Synthesis, structure, and transformation studies in a family of inorganic-organic hybrid framework structures based on indium

Abstract

Eight new open-framework inorganic-organic hybrid compounds based on indium have been synthesized employing hydrothermal methods. All of the compounds have InO₆, C₂O₄, and HPO₃/HPO₄/SO₄ units connected to form structures of different dimensionality. Thus, the compounds have zero- (I), two- (II, III, IV, V, VII, and VIII), and three-dimensionally (VI) extended networks. The formation of the first zero-dimensional hybrid compound is noteworthy. In addition, concomitant polymorphic structures have been observed in the present study. The molecular compound, I, was found to be reactive, and the transformation studies in the presence of a base (pyridine) give rise to the polymorphic structures of II and III, while the addition of an acid (H₃PO₃) gives rise to a new indium phosphite with a pillared layer structure (T1).
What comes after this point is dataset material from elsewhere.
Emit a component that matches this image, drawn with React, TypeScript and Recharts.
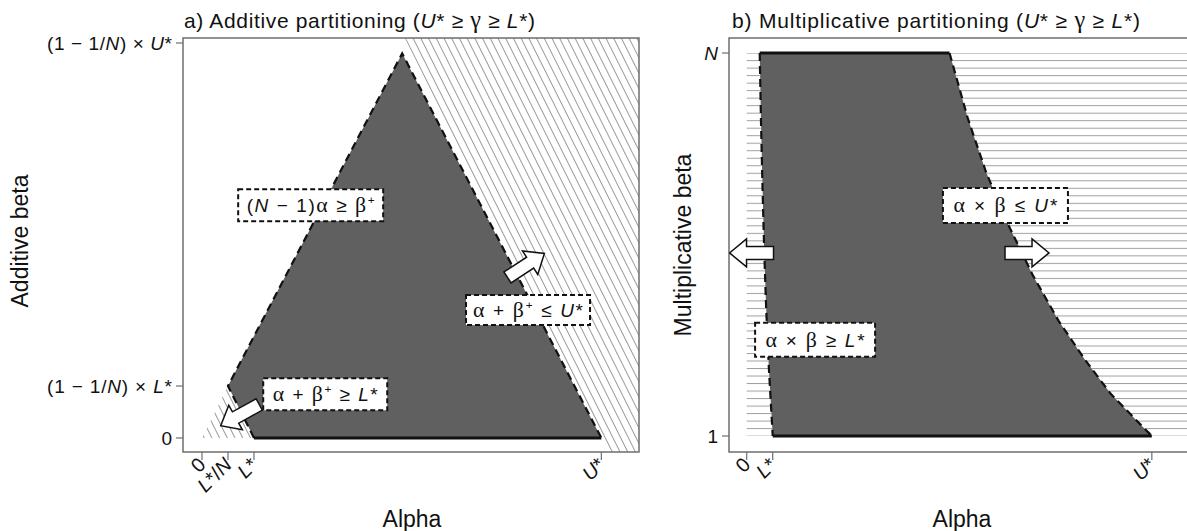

Preliminary density functional theory calculations suggest that the stabilities of the polymorphs are different, with one of the forms (II) being preferred over the other, which is consistent with the observed experimental behavior. The oxalate units perform more than one role in the present structures. Thus, the oxalate units connect two In centers to satisfy the coordination requirements as well as to achieve charge balance in compounds II, IV, and VI. The terminal oxalate units observed in compounds I, IV, and V suggest the possibility of intermediate structures. Both in-plane and out-of-plane connectivity of the oxalate units were observed in compound VI. The compounds have been characterized by powder X-ray diffraction, IR spectroscopy, thermogravimetric analysis, and ³¹P NMR studies.